Continuing onto your branches, we run into some similar issues. The approach to be used when laying out your edges in this exercise is quite specific, as laid out here in these instructions. Each segment starts at one ellipse, continues past the second, and stops halfway to the third, with the next segment repeating this pattern from the second ellipse. It results in a healthy overlap between the segments, allowing for a smoother, more seamless transition from one to the next. Currently you appear to minimize those overlaps, having your later segment start not at the previous ellipse, but right around where the previous segment ends.

Another more minor point I wanted to call out is that in this branch you mistakenly aligned your ellipses' major axes to that central minor axis line. Remember that the minor axis passes through the narrowest span of the ellipse, not the widest.

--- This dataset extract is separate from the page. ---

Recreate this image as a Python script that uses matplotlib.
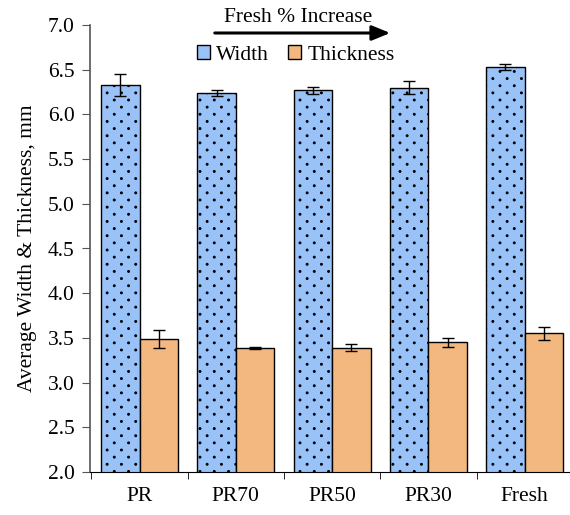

Now, despite these admittedly unfortunate missteps, the actual plant constructions are by and large very well done - at least, setting aside the issues I called out above. You're adhering well to the core principles of construction, of building things up in stages, your linework is mindful, intentional, and confident, and the manner in which you're building things up shows that you're thinking about these spatial problems correctly. It also helps that you demonstrate a good deal of patience and care with the majority of these drawings.

I am going to assign some revisions to address the points I'd raised previously, but we're going to keep them quite limited, as I do not think this is something that will take much time to address. Just be sure to go through all the instructions more closely and carefully in the future.

Next Steps:

Please submit 1 page, half of leaves, half of branches. Be sure to add edge detail on the leaves, and experiment with more complex leaf structures as well.

When finished, reply to this critique with your revisions.
5:40 PM, Friday October 28th 2022

Hi,

tyvm, for your detailed critique. Hope these revisions are alright.

https://imgur.com/a/FpX7Q1M

5:40 PM, Monday October 31st 2022

Overall you're doing much better, but the one thing I wanted to call out is that for this leaf down here, if you're going to lay down flow lines coming off the central one to establish individual "arms" to the leaf, then you should go through with using the approach shown here completely - meaning, define each arm as its own simple leaf shape, then merge them together. Approaching it as you did here largely resulted in you redrawing the entire leaf structure all at once for that last phase of construction, resulting in a weaker relationship between the phases of construction. It's not so much that this is a mistake, just that the complex leaf structure approach would help avoid certain pitfalls.

Anyway, I'll go ahead and mark this lesson as complete.

Next Steps:

Move onto Lesson 4.

This critique marks this lesson as complete.